The chairman of the board ousted by Trump last year was David Rubenstein, a philanthropist who donated and raised millions for the Kennedy Center. It’s not clear that Trump ever tried to fill that hole left by Rubenstein—certainly not from his own pockets—or that Rubenstein would return if Trump does exit stage right.

While the donor who spoke with the Beast is optimistic that attendees—from center right to center left on the political spectrum—would be willing to participate and re-engage now that the bad guy has been booed off by the crowd, some things are hard to undo. The last year and a half have been enormously disruptive to many—the people who bought tickets, the people who worked at the Kennedy Center, and the people in the artistic community who lost a beautiful venue.

U.S. President Donald Trump speaks during a lunch with the Kennedy Center board members in the East Room of the White House in Washington, D.C., U.S., March 16, 2026.
U.S. President Donald Trump speaks during a lunch with the Kennedy Center board members in the East Room of the White House in Washington, D.C. on March 16, 2026. Jonathan Ernst/REUTERS

For now, Trump is stung, and he’s lost his lines. Once he gets over his initial pique, he’ll do what he always does—go off script. That leaves many questions for those also caught up in the performance. Will he really remove his name from the building? If he gives up on the Center, will the board he put in place step up and function like a real board?

That is Rep. Beatty’s hope. She told Washington Post art and architecture critic Philip Kennicott of the board that, “They don’t want to be sued, they don’t want to be part of this travesty. I think they will regroup and do what is right for the arts.”
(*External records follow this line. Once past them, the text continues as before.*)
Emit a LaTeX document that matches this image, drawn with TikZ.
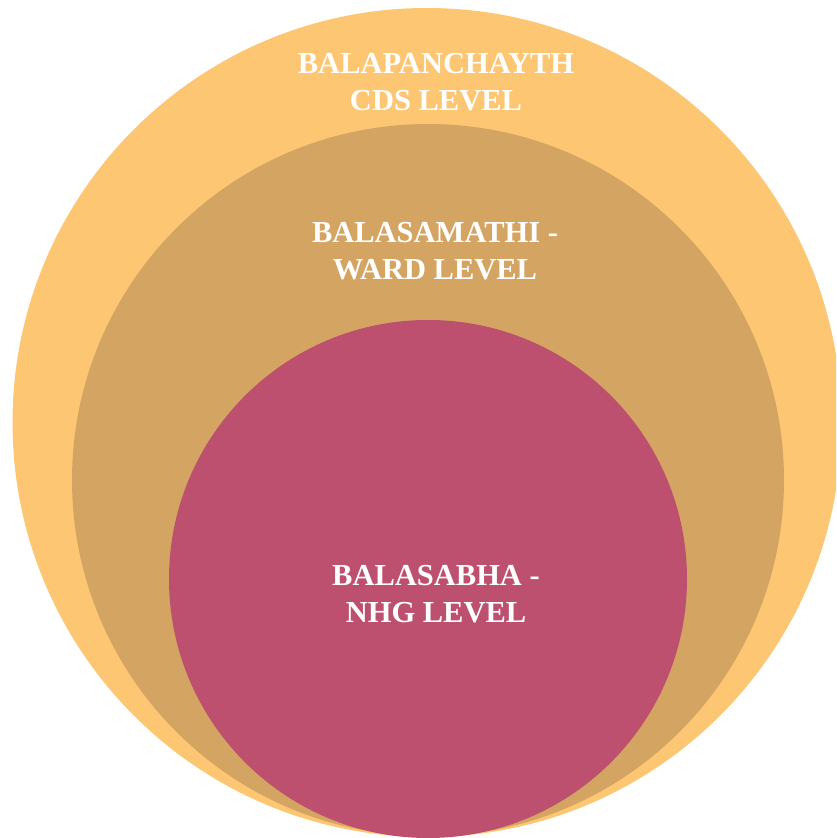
\documentclass[tikz,border=0pt]{standalone}
\usepackage{fontspec}
\setmainfont{Liberation Serif}
\definecolor{outerc}{HTML}{FDC672}
\definecolor{midc}{HTML}{D4A463}
\definecolor{innerc}{HTML}{BC506E}
\begin{document}
\begin{tikzpicture}[x=1pt,y=-1pt,
  lvl/.style={circle,inner sep=0pt,draw=none},
  lbl/.style={text=white,align=center,font=\fontsize{30.5}{37}\selectfont\bfseries}]
\useasboundingbox (0,0) rectangle (836,838);
\clip (0,0) rectangle (836,838);
\node[lvl,fill=outerc,minimum size=829pt] (outer) at (427,422.5) {};
\node[lvl,fill=midc,minimum size=712pt] (mid) at (428,480) {};
\node[lvl,fill=innerc,minimum size=518pt] (inner) at (428,579) {};
\node[lbl] (t1) at (436,82) {BALAPANCHAYTH\\CDS LEVEL};
\node[lbl] (t2) at (435,251) {BALASAMATHI -\\WARD LEVEL};
\node[lbl] (t3) at (436,594) {BALASABHA -\\NHG LEVEL};
\end{tikzpicture}
\end{document}
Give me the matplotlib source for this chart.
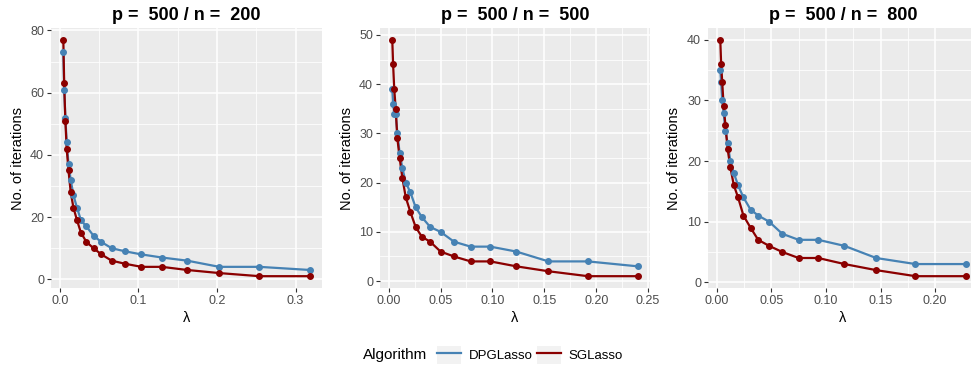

But there’s no guarantee. It will be sad to watch the Kennedy Center go unattended if Trump loses interest in refurbishing an institution that does not bear his name. And having to wait until the next president to step in and revive the Center could mean it’s in a worse state long before it gets better. Like so much of what is happening in Washington, the future of the Kennedy Center is in the hands of a man who cares little about the arts and a lot about himself and how he’s perceived.